The improving economy is helping cut what employers in Georgia and Tennessee pay per employee to fund the states' unemployment insurance programs.
Georgia announced Monday that it has repaid nearly $1 billion borrowed from the federal government to shore up the state's depleted unemployment insurance fund -- two years earlier than expected. As a result, Georgia employers will pay $63 per employee less next year in federal unemployment taxes, Georgia Labor Commissioner Mark Butler said Monday.
"By repaying the loan early, it will save our employers from having to pay approximately $600 million in additional federal unemployment taxes," Butler said.
Tennessee also borrowed from the federal government for a few months during the worst of the recession in 2010, but the Volunteer State quickly repaid the federal loan and has since build back its UI fund to more than $850 million, according to Jeff Hentschel, communications director for the Tennessee Department of Labor and Workforce Development.
Once the Tennessee trust fund gets to $900 million, the taxable wage base will be cut for each worker from from $9,000 of annual wages to $8,000 in wages. Once the fund reaches $1 billion in Tennessee, employers will be taxed for UI benefits only on the first $7,000 of wages paid each worker.

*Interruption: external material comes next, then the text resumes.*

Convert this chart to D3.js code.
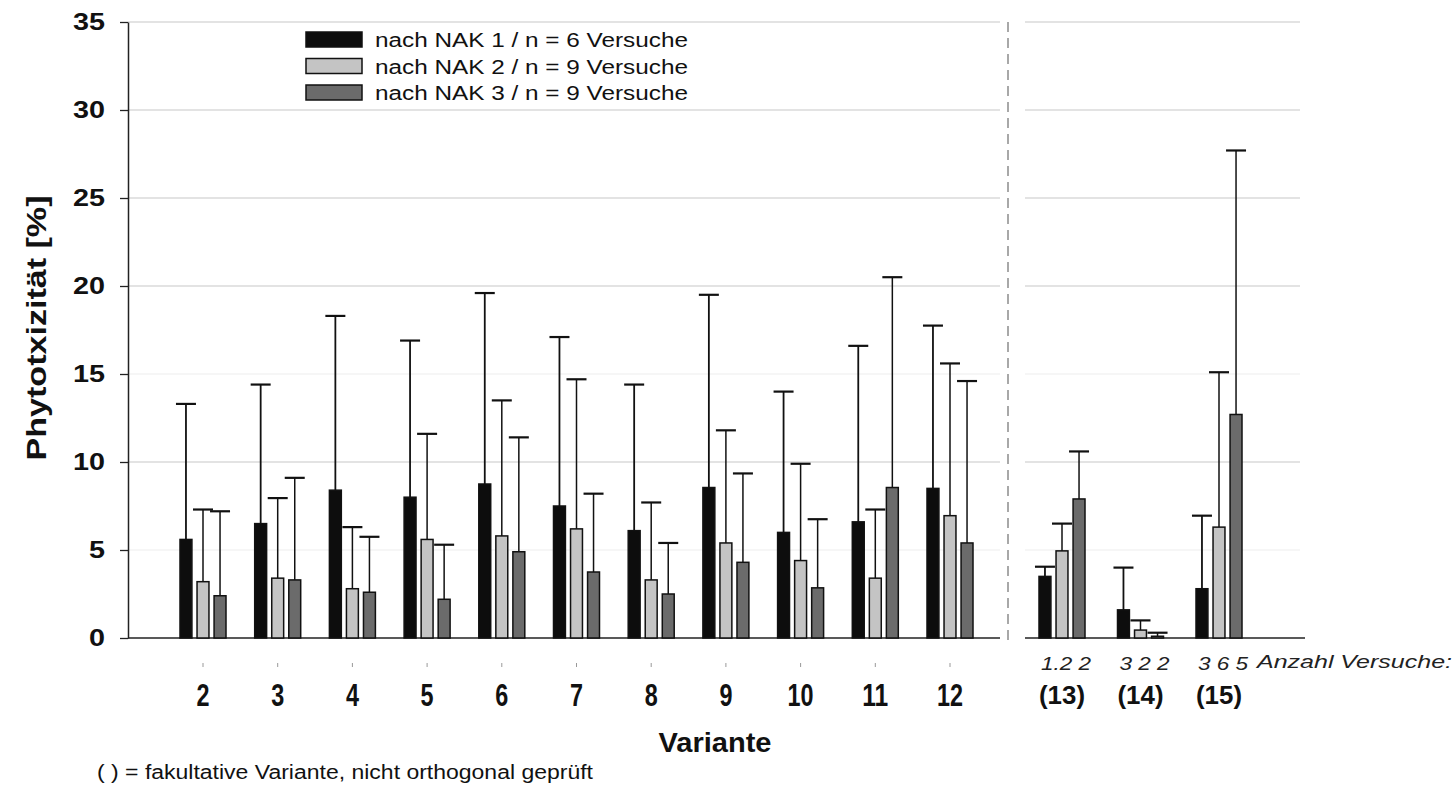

Georgia has replenished its UI fund to nearly $356 million so far, Butler said.
Georgia's unemployment insurance trust fund had a balance of $1.3 billion in December 2007 when the recession began and unemployment stood at 5.1 percent. By December 2009, however, the unemployment rate had more than doubled to 10.4 percent and the trust fund was depleted. Georgia was forced to join more than 30 other states in borrowing from the federal government to pay state benefits.
The jobless rates in Georgia and Tennessee have declined from double-digit rates during the recession to only 6.3 percent last month in Tennessee and 7 percent last month in Georgia.
"Emerging from the Great Recession, a top priority of my administration has been putting Georgians back to work, and this news proves we are making great strides," Georgia Gov. Nathan Deal said in a statement Monday. "Georgia's ability to pay off its unemployment trust fund loan two years early is a testament to the determination of Georgia employers, the Georgia Department of Labor and our state's General Assembly."
Two years ago, the Georgia Legislature increased the amount of base wages used to calculate employer UI taxes from $8,500 to $9,500. It reduced the maximum period a person can receive benefits from 26 weeks to a maximum of 14 to 20 weeks, based on a sliding scale tied to the state unemployment rate.
While Georgia has repaid the loan principal to the federal government, the final interest payment of $2.7 million will be due and paid by Sept. 30.
There are 14 other states that have not repaid their UI loans.